Obviously the numbers matter. I am a serial entrepreneur who loves a spreadsheet. I want to make money from this work. If I want to make more money from this work, I have to do three things:

  1. Keep making content people want to read (ie: try to retain the people who are already paid subscribers)

  2. Convert free subscribers to paid (by offering reminders of the paid content in a consistent way)

  3. Grow my free subscriber numbers (my first attempt at this will be when I get on Instagram to remind anyone still following me there that I am now making content here)

But, to be clear: I am not trying to hit a certain dollar amount to deem this project a success. 95% of my creative energy is focused on number 1 in that list above.

Let’s talk a bit more about the craft:

When I shared my first paid newsletter on September 9, I described the newsletter writing I had done so far as “the opposite of the defensive crouch. It’s dance break work. It’s face relaxed, fingers flying, heart open, exclamation points galore writing. It is absolutely what I am supposed to be doing in this life season.”

Six months in and that’s even more true. I love this. I do not believe that you need an audience to see your creative work for it to feel valuable (2024 proved that for me) but I do understand now that my personality type likes to share my craft adventures.

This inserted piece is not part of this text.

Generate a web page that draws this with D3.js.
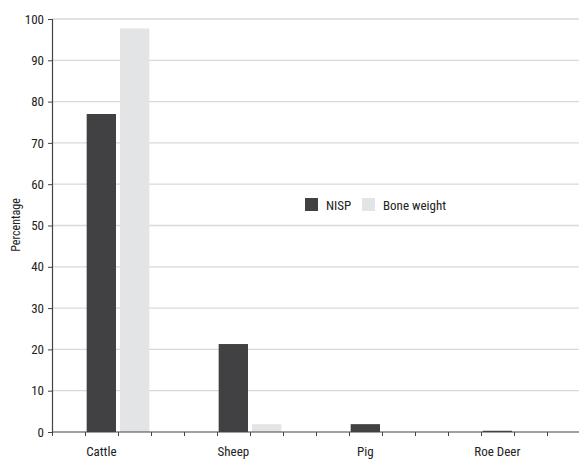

After 19 years of making content on the Internet, I had to go through burnout and take time off to realize: I want to be here. I want to sit at my computer and make friends with the blinking cursor. I want to come up with an interesting way to share my sweater collection. I want to learn how to take film photos indoors at night in January so I can share what my weekdays look like. I want to experiment with natural dye and catalog the results. I want to give my garden a report card and spread the word every time I finish an amazing book.

When I started my blog in 2005, I named it “enJOY it.” Two decades later, “joy” remains the driving force behind my work.